There was a lot to digest in the Budget that was handed down last night. We have simplified it down to the areas that will affect your tax affairs. Please note that these are proposed measures and have not been put to Parliament yet.
Individual Income Tax
1. The Income Tax threshold for the 32.5% tax bracket has increased from $80,000 to $87,000 for the 2017 Financial Year.
2. The Budget Repair levy of 2% on incomes over $180,000 will not be extended and end on 30 June 2017.
3. The Small Business Entity (SBE) threshold will increase from $2 million to $10 million from 1 July 2016. Becoming a SBE gives access to the following:
- Simplified depreciation rules, allowing for immediate deductions for asset purchases costing less than $20,000 until 30 June 2017 and then less than $1,000 thereafter.
- The options to account for GST on a cash basis and pay GST instalments as calculated by the ATO
- Simplified trading stock rules, which allows businesses to avoid an end of year stocktake if the value of the stock has changed by less than $5,000
- Simplified method of paying PAYG instalments calculated by the ATO
- Immediate deductibility on start-up costs such as Accounting fees
- 12 month prepayment rule
- FBT exemption for work-related portable electronic devices
Please note that small business CGT concessions will only remain for businesses with annual turnover of less than $2 million or satisfies the maximum net asset value test.
Business Tax Rates
4. The company tax rate for SBEs will reduce to 27.5% from 28.5% for the 2017 Financial Year.
5. The company tax rate reduction to 27.5% will be phased in for other business entities depending on the company’s size over the coming years.
The big changes in the Budget relate to Superannuation.

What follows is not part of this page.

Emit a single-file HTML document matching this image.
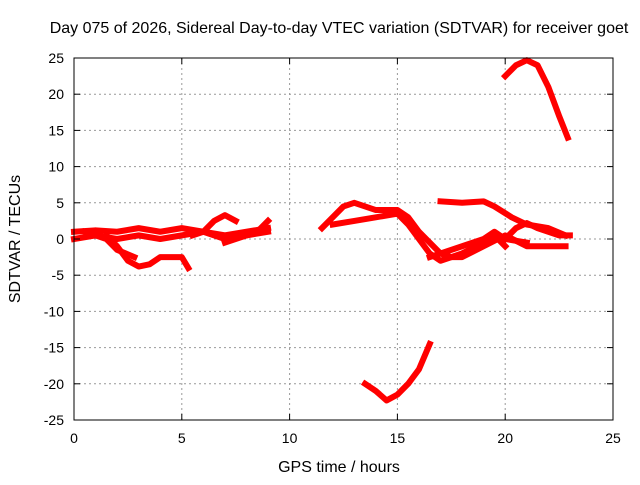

6. There will be a $1.6 million cap on the amount in pension phase. Any earnings generated by this account will not be restricted to the cap. Members that already hold a balance of more than $1.6 million from 1 July 2017 in pension phase will be required to either transfer the excess back into an accumulation account or withdraw the excess amount from their superannuation.
- Strategies include placing high growth assets into the pension account and cash assets into the accumulation account
7. Transition to Retirement Income Stream will now be taxed at 15% instead of 0%.
8. $500,000 lifetime cap on non-concessional contributions. This applies to all contributions made on or after 1 July 2007. The contributions made between 1 July 2007 to 3 May 2016 will not breach the lifetime cap.
9. Concessional contribution cut has reduced to $25,000 from 1 July 2017.
10. Concessional contributions catch-up for account balances less than $500,000. This allows individuals with unused concessional contribution caps from 1 July 2017 onwards to make additional concessional contributions.
11. Change to Division 293 tax, reducing the income threshold from $300,000 to $250,000 from 1 July 2017.
12. Tax deductions for personal super contributions have been broadened to apply to all individuals up to age 75. This allows individuals to claim a contribution to their superfund (up to their concessional cap) as a tax deduction in their income tax return.
13. The work test for making superannuation contributions for people aged 65 to 74 will be removed from 1 July 2017.
14. Low Income Super Tax Offset to be introduced. This is a non-refundable tax offset to super funds that will offset the tax paid on concessional contributions made on behalf of low income earners, up to a cap of $500. This will apply to members with adjusted taxable income of up to #37,000. This will replace the current Low Income Superannuation Contributions.